Unfortunately, Shyamalan has had a very difficult time repeating the success of "The Sixth Sense." His first follow-up was "Unbreakable," also with Willis, which was decent, yet nowhere near as good as "Sense," resulting in being classified as somewhat of a disappointment. I found his next film, "Signs," to be terrific, and I actually was frightened by its slow build-up and suspenseful moments (the fact that I was on a camping trip at the time and a huge storm came the night I saw it might have contributed to it as well). It was "The Village" where Shyamalan started to really stumble. When the trailers came out, "The Village" was advertised as a scary movie, a story of a town terrorized by a monster which resulted in them never being able to leave. The finished product was the total opposite of what it appeared to be from the trailers, which resulted in much backlash and hate towards the film (I despised it the first time I saw it and made fun of it any chance I could get). When you watch the movie for what it actually is, it turns out that it really isn't too abysmal and is actually quite decent. It seemed that Shyamalan could not have a hit or well-received movie since. "Lady in the Water" was actually not too bad, but audiences were not interested, resulting in it being a box office flop. 2008's "The Happening" was an absolute disaster, a real joke of a film, unintentionally funny, and not creepy at all. From this point on, Shyamalan appeared to be done.
When I saw "Unfriended" back in April, the preview for "The Visit" was attached. Here was a film that took a simple, innocent, joyous occasion such as time with grandparents and turned it into something frightening and shocking. I was very intrigued by it, even though I had pretty much lost faith in Shyamalan. I later found it was being billed as a "horror comedy," which honestly concerned me a little bit. I thought we were going to get some overly cheesy film that ended up being too silly and stupid to produce any chills. I thought it was going to maybe be "The Happening" all over again. With all of that, I still wanted to see it. I am a sucker for any horror movie that looks decent. The final product is Shyamalan's best since "Signs" in my personal opinion.
The film is presented in found footage style, and as it begins, we meet Becca (Oliva DeJonge), Tyler (Ed Oxenbould), and their mother (Kathryn Hahn). Tyler and Becca are to meet their grandparents for the first time and stay with them for a week while mom goes on a cruise with her new boyfriend. Mom has not spoken to her parents ever since she left in her early teen years, which is why the kids have never met them. When they first arrive, their grandparents (played very creepily by Deanna Dunagan and Peter McRobbie) seem to just have some typical characteristics of people who are older. Each night, however, something odd frequently happens with the grandma, and there is something a bit creepy about the grandfather and the shed behind the house. As the week progresses, the kids start becoming more uneasy with their grandparents, who just seem to become stranger and stranger.

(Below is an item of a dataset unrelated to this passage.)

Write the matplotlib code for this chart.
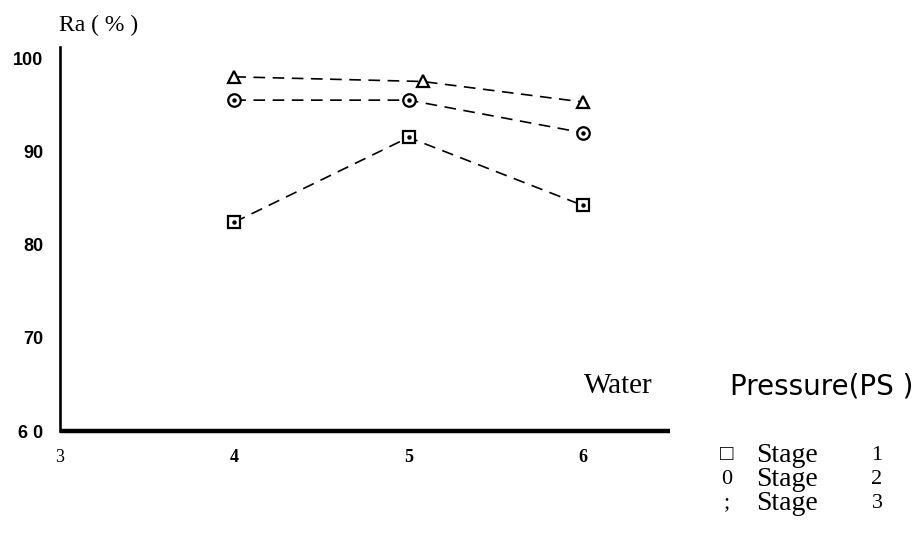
import matplotlib
matplotlib.use("Agg")
import matplotlib.pyplot as plt

# ---- data ----
x_stage1 = [4, 5, 6]
stage1 = [82.4, 91.5, 84.2]
x_stage2 = [4, 5, 6]
stage2 = [95.5, 95.5, 92.0]
x_stage3 = [4, 5.08, 6]
stage3 = [98.0, 97.5, 95.3]

x_ticks = [3, 4, 5, 6]
x_ticklabels = ["3", "4", "5", "6"]
y_ticks = [60, 70, 80, 90, 100]
y_ticklabels = ["6 0", "70", "80", "90", "100"]

W, H = 919, 538
fig = plt.figure(figsize=(W / 100, H / 100), dpi=100)
ax = fig.add_axes([60 / W, (H - 431) / H, 610 / W, 384 / H])
ax.set_xlim(3, 6.5)
ax.set_ylim(60, 101.2)

serif = ["Liberation Serif", "DejaVu Serif"]
sans = ["Liberation Sans", "DejaVu Sans"]

line_kw = dict(color="black", linewidth=1.2, dashes=(7, 4.5), markersize=9,
               markerfacecolor="white", markeredgecolor="black", markeredgewidth=1.6,
               zorder=2)
ax.plot(x_stage1, stage1, marker="s", **line_kw)
ax.plot(x_stage2, stage2, marker="o", **line_kw)
ax.plot(x_stage3, stage3, marker="^", **line_kw)
# center dots
ax.plot(x_stage1, stage1, linestyle="none", marker="o", markersize=2.2, color="black", zorder=3)
ax.plot(x_stage2, stage2, linestyle="none", marker="o", markersize=2.2, color="black", zorder=3)

for s in ["top", "right"]:
    ax.spines[s].set_visible(False)
ax.spines["left"].set_linewidth(1.9)
ax.spines["bottom"].set_linewidth(3.2)
ax.spines["bottom"].set_capstyle("butt")

ax.set_xticks(x_ticks)
ax.set_xticklabels(x_ticklabels)
ax.set_yticks(y_ticks)
ax.set_yticklabels(y_ticklabels)
ax.tick_params(axis="both", length=0)
ax.tick_params(axis="y", pad=12)
ax.tick_params(axis="x", pad=13)
for lab in ax.get_yticklabels():
    lab.set_fontfamily(sans)
    lab.set_fontweight("bold")
    lab.set_fontsize(13)
for i, lab in enumerate(ax.get_xticklabels()):
    lab.set_fontfamily(serif)
    lab.set_fontsize(13)
    if i > 0:
        lab.set_fontweight("bold")

fig.text(59 / W, 1 - 25 / H, "Ra ( % )", family=serif, fontsize=17,
         ha="left", va="center")
fig.text(618 / W, 1 - 386 / H, "Water", family=serif, fontsize=21,
         ha="center", va="center")
fig.text(913 / W, 1 - 387 / H, "Pressure(PS )", family=["DejaVu Sans"], fontsize=20,
         ha="right", va="center")

legend_sym = ["\u25a1", "0", ";"]
legend_word = ["Stage", "Stage", "Stage"]
legend_num = ["1", "2", "3"]
legend_y = [456, 479, 503]
for sym, word, num, yy in zip(legend_sym, legend_word, legend_num, legend_y):
    fig.text(727 / W, 1 - yy / H, sym, family=["Liberation Serif", "DejaVu Sans"],
             fontsize=16, ha="center", va="center")
    fig.text(756 / W, 1 - yy / H, word, family=serif, fontsize=20,
             ha="left", va="center")
    fig.text(877 / W, 1 - yy / H, num, family=serif, fontsize=16,
             ha="center", va="center")

fig.savefig("out.png", dpi=100)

There's actually a strong twist at the end, but I will not spoil the fun. I will say that I did not see it coming, although when I end up watching it again, it will become apparent, kind of like with "The Sixth Sense" (there is still no ending quite as surprising as that one).
I am a fan of found footage films done right. I know many people have tired of this genre, but I still find it to be a unique type of filmmaking. With "The Visit," M. Night Shyamalan uses the technique to create many eerie moments filled with suspense that builds up slowly. I would love to see how he would have made the "Paranormal Activity" films.
Successfully (and intentionally) blending humor and chills, "The Visit" is a terrific choice for the Halloween season. Let's hope the film continues to do well at the box office so people can enjoy the theater-going experience for this film. Welcome back, M.